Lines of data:
____
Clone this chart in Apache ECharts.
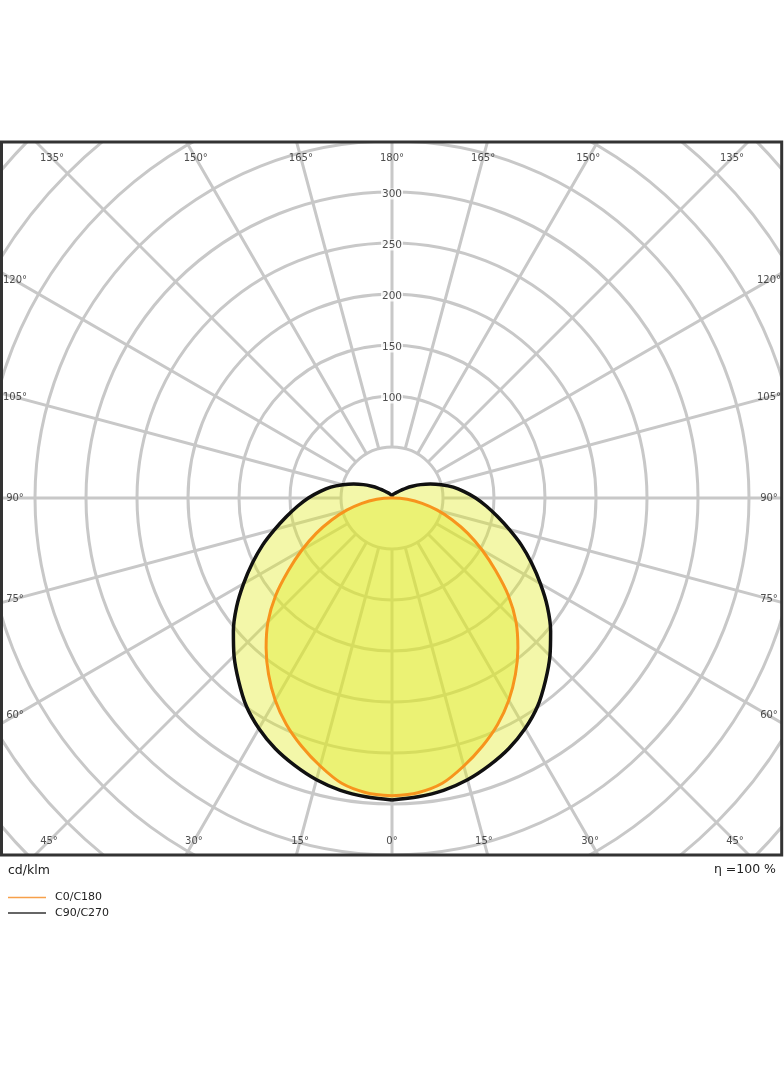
<!DOCTYPE html>
<html>
<head>
<meta charset="utf-8">
<script src="https://cdn.jsdelivr.net/npm/echarts@6/dist/echarts.min.js"></script>
<style>
html,body{margin:0;padding:0;background:#fff;}
#main{width:784px;height:1066px;}
</style>
</head>
<body>
<div id="main"></div>
<script>
// ---- data (cd/klm) ----
const gammas = [0,5,10,15,20,25,30,35,40,45,50,55,60,65,70,75,80,85,90,95,100,105,110,115,120,125,130,135,140,145,150,155,160,165,170,175,180];
const c0c180 = [292,290,284,272,259,245,229,211,192,172,149,124,102,82,63,46,30,15,1,0,0,0,0,0,0,0,0,0,0,0,0,0,0,0,0,0,0];
const c90c270 = [296,294,291,286,279,271,261,249,234,219,203,186,168,151,135,119,105,93,82,71,61,50,40,31,23,17,12,9,7,6,5,4,4,3,3,3,3];
const radiusTicks = [100,150,200,250,300];
const angleTicks = [0,15,30,45,60,75,90,105,120,135,150,165,180];
const seriesNames = ['C0/C180','C90/C270'];
const unitText = 'cd/klm';
const etaText = 'η =100 %';

// ---- layout ----
const CX = 392, CY = 498, PX = 1.02, RMAX = 550;
const FONT = 'DejaVu Sans';

function closedCurve(vals){
  const pts = gammas.map((g,i)=>[vals[i], g]);
  for (let i = gammas.length - 2; i >= 0; i--) pts.push([vals[i], 360 - gammas[i]]);
  return pts;
}
function edgeRadius(g){
  const a = g*Math.PI/180, s = Math.abs(Math.sin(a)), c = Math.cos(a);
  let r = Infinity;
  if (s > 1e-6) r = Math.min(r, 377/s);
  if (c > 1e-6) r = Math.min(r, 343/c);
  if (c < -1e-6) r = Math.min(r, 340/(-c));
  return r/PX;
}
const angleLabelData = [];
angleTicks.forEach(g=>{
  angleLabelData.push([edgeRadius(g), g, g + '°']);
  if (g !== 0 && g !== 180) angleLabelData.push([edgeRadius(g), 360 - g, g + '°']);
});
const radiusLabelData = radiusTicks.map(v=>[v, 180, String(v)]);

const gridColor = '#c8c8c8';
const chart = echarts.init(document.getElementById('main'), null, {renderer:'canvas'});
chart.setOption({
  animation:false,
  backgroundColor:'#fff',
  textStyle:{fontFamily:FONT},
  polar:[
    {center:[CX,CY], radius:RMAX*PX},
    {center:[CX,CY], radius:[50*PX, RMAX*PX]}
  ],
  angleAxis:[
    {polarIndex:0, type:'value', min:0, max:360, interval:15, startAngle:270, clockwise:true, show:false},
    {polarIndex:1, type:'value', min:0, max:360, interval:15, startAngle:270, clockwise:true,
     axisLine:{show:false}, axisTick:{show:false}, axisLabel:{show:false},
     splitLine:{show:true, lineStyle:{color:gridColor, width:3}}}
  ],
  radiusAxis:[
    {polarIndex:0, type:'value', min:0, max:RMAX, interval:50,
     axisLine:{show:false}, axisTick:{show:false}, axisLabel:{show:false},
     splitLine:{show:true, lineStyle:{color:gridColor, width:3}}},
    {polarIndex:1, type:'value', min:50, max:RMAX, show:false}
  ],
  legend:{
    orient:'vertical', left:8, top:892, z:60, padding:0,
    icon:'rect', itemWidth:38, itemHeight:1.4, itemGap:4.5,
    textStyle:{fontSize:11, color:'#222', fontFamily:FONT, padding:[0,0,0,4]},
    data:[
      {name:seriesNames[0], icon:'rect', itemStyle:{color:'#f7a04a', opacity:1}},
      {name:seriesNames[1], icon:'rect', itemStyle:{color:'#333', opacity:1}}
    ]
  },
  series:[
    {name:seriesNames[1], type:'line', coordinateSystem:'polar', polarIndex:0,
     data:closedCurve(c90c270), smooth:0.3, symbol:'none', z:3,
     itemStyle:{color:'#111'},
     lineStyle:{color:'#111', width:3.5, join:'round'},
     areaStyle:{color:'rgba(225,235,30,0.55)'}},
    {name:seriesNames[0], type:'line', coordinateSystem:'polar', polarIndex:0,
     data:closedCurve(c0c180), smooth:0.3, symbol:'none', z:4,
     itemStyle:{color:'#f7941d'},
     lineStyle:{color:'#f7941d', width:3, join:'round'},
     areaStyle:{color:'rgba(225,235,30,0.55)'}},
    {name:'radiusLabels', type:'scatter', coordinateSystem:'polar', polarIndex:0,
     data:radiusLabelData, symbolSize:0, z:10, silent:true,
     label:{show:true, position:'inside', offset:[0,2], formatter:p=>p.value[2], fontSize:10.5, color:'#222',
            fontFamily:FONT, backgroundColor:'#fff', padding:[0,1]}},
    {name:'angleLabels', type:'scatter', coordinateSystem:'polar', polarIndex:0,
     data:angleLabelData, symbolSize:0, z:10, silent:true,
     label:{show:true, position:'inside', formatter:p=>p.value[2], fontSize:10, color:'#222',
            fontFamily:FONT}}
  ],
  graphic:[
    {type:'rect', z:50, silent:true, shape:{x:0,y:0,width:784,height:142}, style:{fill:'#fff'}},
    {type:'rect', z:50, silent:true, shape:{x:0,y:855,width:784,height:211}, style:{fill:'#fff'}},
    {type:'rect', z:50, silent:true, shape:{x:0,y:0,width:1.5,height:1066}, style:{fill:'#fff'}},
    {type:'rect', z:50, silent:true, shape:{x:781.7,y:0,width:3,height:1066}, style:{fill:'#fff'}},
    {type:'rect', z:51, silent:true, shape:{x:1.5,y:142,width:780.2,height:713}, style:{fill:null, stroke:'#333', lineWidth:3}},
    {type:'text', z:60, left:8, top:864, style:{text:unitText, font:'12.5px "DejaVu Sans"', fill:'#222'}},
    {type:'text', z:60, right:8, top:863, style:{text:etaText, font:'12.5px "DejaVu Sans"', fill:'#222'}}
  ]
});
</script>
</body>
</html>
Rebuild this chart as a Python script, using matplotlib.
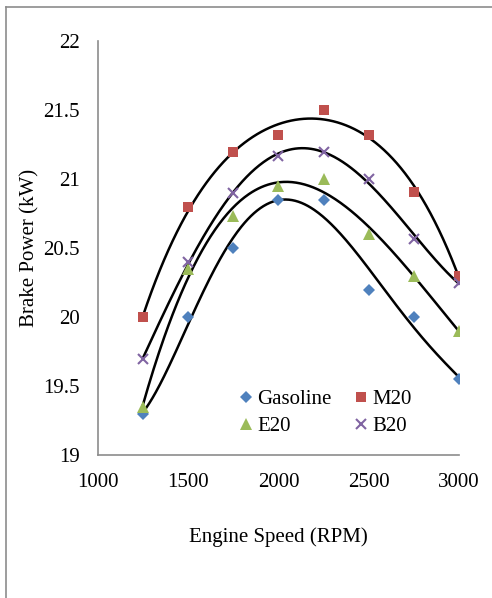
import numpy as np
import matplotlib.pyplot as plt
from matplotlib.lines import Line2D

plt.rcParams['font.family'] = ['Liberation Serif', 'DejaVu Serif']

# Engine speed (RPM)
rpm = [1250, 1500, 1750, 2000, 2250, 2500, 2750, 3000]

# Brake power (kW) for each fuel
gasoline = [19.30, 20.00, 20.50, 20.85, 20.85, 20.20, 20.00, 19.55]
m20 = [20.00, 20.80, 21.20, 21.32, 21.50, 21.32, 20.91, 20.30]
e20 = [19.35, 20.35, 20.73, 20.95, 21.00, 20.60, 20.30, 19.90]
b20 = [19.70, 20.40, 20.90, 21.17, 21.20, 21.00, 20.57, 20.25]

fuels = ['Gasoline', 'M20', 'E20', 'B20']
series = [gasoline, m20, e20, b20]
markers = ['D', 's', '^', 'x']
colors = ['#4F81BD', '#C0504D', '#9BBB59', '#8064A2']
sizes = [6, 7, 8, 7]
trend_order = [5, 4, 4, 4]

fig = plt.figure(figsize=(4.92, 5.98), dpi=100)
ax = fig.add_axes([0.199, 0.239, 0.734, 0.692])

# outer chart-area frame (cut off at right and bottom)
fig.add_artist(Line2D([0.012, 0.012], [0.0, 0.988], color='#8c8c8c', lw=1.2))
fig.add_artist(Line2D([0.012, 1.0], [0.988, 0.988], color='#8c8c8c', lw=1.2))

x = np.array(rpm, dtype=float)
xs = np.linspace(x.min(), x.max(), 300)
handles = {}
for name, vals, m, c, s, k in zip(fuels, series, markers, colors, sizes, trend_order):
    # polynomial trendline (as in a spreadsheet)
    coef = np.polyfit((x - 2000) / 1000, vals, k)
    ax.plot(xs, np.polyval(coef, (xs - 2000) / 1000), color='black', lw=1.8, zorder=2)
    mew = 1.5 if m == 'x' else 0
    h, = ax.plot(rpm, vals, linestyle='none', marker=m, color=c, markersize=s,
                 markeredgewidth=mew, zorder=3, label=name)
    handles[name] = h

ax.set_xlim(1000, 3000)
ax.set_ylim(19, 22)
ax.set_xticks([1000, 1500, 2000, 2500, 3000])
ax.set_yticks([19, 19.5, 20, 20.5, 21, 21.5, 22])
ax.set_yticklabels(['19', '19.5', '20', '20.5', '21', '21.5', '22'])
ax.tick_params(length=0, labelsize=15)
ax.tick_params(axis='y', pad=13)
ax.tick_params(axis='x', pad=13)

for side in ['top', 'right']:
    ax.spines[side].set_visible(False)
for side in ['left', 'bottom']:
    ax.spines[side].set_color('#8c8c8c')
    ax.spines[side].set_linewidth(1.2)

ax.set_xlabel('Engine Speed (RPM)', fontsize=15, labelpad=25)
ax.set_ylabel('Brake Power (kW)', fontsize=15, labelpad=3)

order = ['Gasoline', 'E20', 'M20', 'B20']
ax.legend([handles[k] for k in order], order, ncol=2, frameon=False,
          fontsize=15, loc='upper left', bbox_to_anchor=(0.393, 0.158),
          handlelength=0.6, handletextpad=0.25, columnspacing=1.1,
          labelspacing=0.35, borderaxespad=0.0, borderpad=0.0)

fig.savefig('out.png', dpi=100)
____
GOAL: Pictures stay out. Repeat only the lines from the beginning of the data through the line that has "const etaText = 'η =100 %';".

RIGHT ANSWER:
Clone this chart in Apache ECharts.
<!DOCTYPE html>
<html>
<head>
<meta charset="utf-8">
<script src="https://cdn.jsdelivr.net/npm/echarts@6/dist/echarts.min.js"></script>
<style>
html,body{margin:0;padding:0;background:#fff;}
#main{width:784px;height:1066px;}
</style>
</head>
<body>
<div id="main"></div>
<script>
// ---- data (cd/klm) ----
const gammas = [0,5,10,15,20,25,30,35,40,45,50,55,60,65,70,75,80,85,90,95,100,105,110,115,120,125,130,135,140,145,150,155,160,165,170,175,180];
const c0c180 = [292,290,284,272,259,245,229,211,192,172,149,124,102,82,63,46,30,15,1,0,0,0,0,0,0,0,0,0,0,0,0,0,0,0,0,0,0];
const c90c270 = [296,294,291,286,279,271,261,249,234,219,203,186,168,151,135,119,105,93,82,71,61,50,40,31,23,17,12,9,7,6,5,4,4,3,3,3,3];
const radiusTicks = [100,150,200,250,300];
const angleTicks = [0,15,30,45,60,75,90,105,120,135,150,165,180];
const seriesNames = ['C0/C180','C90/C270'];
const unitText = 'cd/klm';
const etaText = 'η =100 %';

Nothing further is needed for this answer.